Ike has a hunch that this trait has emerged straight from the Thomas genes, that it’s a shared family legacy. He’d bet that Lenore is engulfed in separateness down at the police station and that she puts a very high value on it. He thinks both of their parents thought of themselves as cut apart from the groupings they moved within, in the neighborhood, at work, at church. He’s decided this based on a collection of memories that he analyzes over and over again while walking the route, or eating a silent lunch, or giving in to the insomnia that plagues him every now and then. He imagines he knows how his parents felt, as if they were living an illusion, bringing off a ridiculously elaborate deception — the deception that people are connected, that they share history, biology, a common tongue.
One of the systems that Ike has spent a lot of time investigating is the post office. His interest began simply as a by-product of his daily routine, his urge to know a little more about an environment he spent most of his time in. But the irony of where he works soon hit him full force. The very idea of a post office is stunning to him. It’s like this national, no, international, planetwide, series of shrines dedicated to an idea of connection, to the notion of real communication. Now Ike sees every post office he passes as a temple, a concrete symbol of insistence that we are not alone, that we can talk to anyone, anywhere, at any time, all for the price of a stamp.
A few years ago, Ike began delving into any and all aspects of the postal service. He’d done a hell of a lot of research, read most of the texts out there on the subject — the classic William Smith volume, the Walter Lang, the Ormsby and the Fallopian. What he loves most, though, is the fact that no one, not his co-workers, not the people on his route, not even Lenore knows about his interest or his knowledge. It’s locked up, hermetically sealed within the vault of his skull. He values all this knowledge, oddly because he knows how useless it is, what a vain display the history of mail service is, what an exhibition of pointless ego. He can’t understand why no one else he’s aware of sees it in this manner. In every book he’s ever read, the mail is a story of progress and practicality.
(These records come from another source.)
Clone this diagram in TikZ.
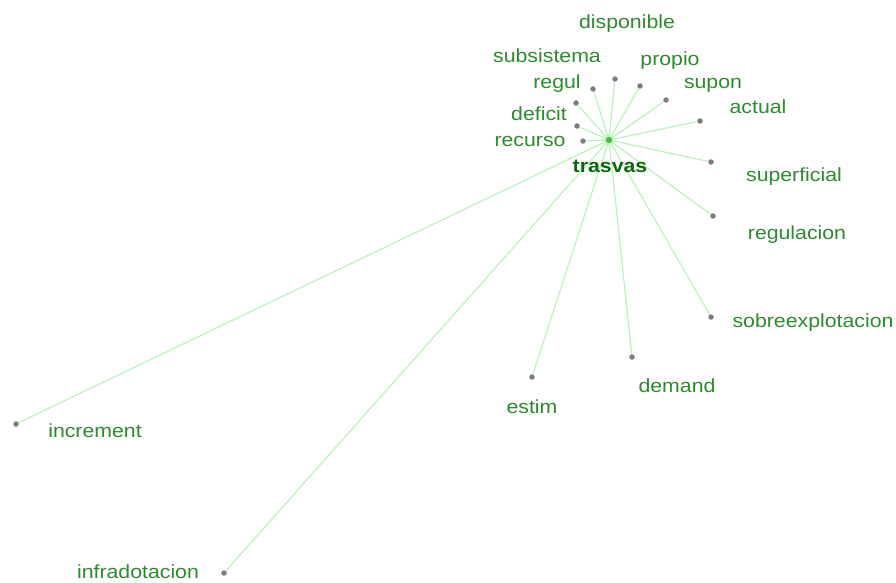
\documentclass[tikz,border=0pt]{standalone}
\usepackage{fontspec}
\setmainfont{Liberation Sans}[FakeStretch=1.12]
\definecolor{lblgreen}{RGB}{45,140,45}
\definecolor{hubgreen}{RGB}{10,105,10}
\definecolor{edgegreen}{RGB}{185,240,185}
\definecolor{dotgrey}{RGB}{125,125,125}
\tikzset{
  leaf/.style={circle,fill=dotgrey,inner sep=0pt,minimum size=5.5pt},
  hub/.style={circle,fill=green!45!gray,inner sep=0pt,minimum size=6pt},
  lbl/.style={text=lblgreen,inner sep=0pt,font=\fontsize{19}{21}\selectfont},
  hublbl/.style={text=hubgreen,inner sep=0pt,font=\fontsize{19}{21}\selectfont\bfseries},
  edge/.style={draw=edgegreen,line width=1.1pt}
}
\begin{document}
\begin{tikzpicture}[x=1pt,y=-1pt]
\useasboundingbox (0,0) rectangle (896,583);
\fill[white] (0,0) rectangle (896,583);
\fill[green!30,opacity=0.5] (609,140) circle (6pt);
\node[hub] (c) at (609,140) {};
% leaf dots
\node[leaf] (d1) at (615,79) {};
\node[leaf] (d2) at (640,86) {};
\node[leaf] (d3) at (593,89) {};
\node[leaf] (d4) at (576,103) {};
\node[leaf] (d5) at (577,126) {};
\node[leaf] (d6) at (583,141) {};
\node[leaf] (d7) at (666,100) {};
\node[leaf] (d8) at (700,121) {};
\node[leaf] (d9) at (711,162) {};
\node[leaf] (d10) at (713,216) {};
\node[leaf] (d11) at (711,317) {};
\node[leaf] (d12) at (632,357) {};
\node[leaf] (d13) at (532,377) {};
\node[leaf] (d14) at (16,424) {};
\node[leaf] (d15) at (224,573) {};
\foreach \i in {1,...,15} \draw[edge] (c) -- (d\i);
\node[hub] at (609,140) {};
% labels
\node[lbl] (l1) at (627,24) {disponible};
\node[lbl] (l2) at (547,56) {subsistema};
\node[lbl] (l3) at (670,61) {propio};
\node[lbl] (l4) at (557,84) {regul};
\node[lbl] (l5) at (713,85) {supon};
\node[lbl] (l6) at (539,114) {deficit};
\node[lbl] (l7) at (758,107) {actual};
\node[lbl] (l8) at (530,141) {recurso};
\node[hublbl] (hl) at (610,166) {trasvas};
\node[lbl] (l9) at (794,177) {superficial};
\node[lbl] (l10) at (797,235) {regulacion};
\node[lbl] (l11) at (813,323) {sobreexplotacion};
\node[lbl] (l12) at (677,386) {demand};
\node[lbl] (l13) at (532,407) {estim};
\node[lbl] (l14) at (95,431) {increment};
\node[lbl] (l15) at (138,572) {infradotacion};
\end{tikzpicture}
\end{document}
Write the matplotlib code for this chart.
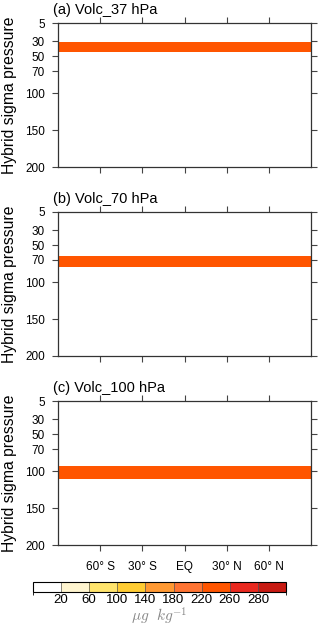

Just once, Ike would like to come across a book, maybe an old, dilapidated volume, crusted with dust, forgotten, wedged unseen on a rarely visited library shelf, the stamped date on the return card pasted in the back of it showing a day that went by decades ago. He’d like to open that book and find the one shunned author who was willing to tell the truth, like in the story of “The Emperor’s New Clothes.” He’d like to find the voice brave enough to say: I’m sorry, people, you can make the mail system as efficient and elaborate and well connected as you want, but it won’t change a thing. It won’t make you any less isolated, any less separate, any less alone. You can mail an unlimited number of bulging envelopes, filled to bursting with words of every meaning and message, but that can’t change the nature of things. We are alone. And all our post offices are but temples of illusion, intricate attempts to tell ourselves otherwise.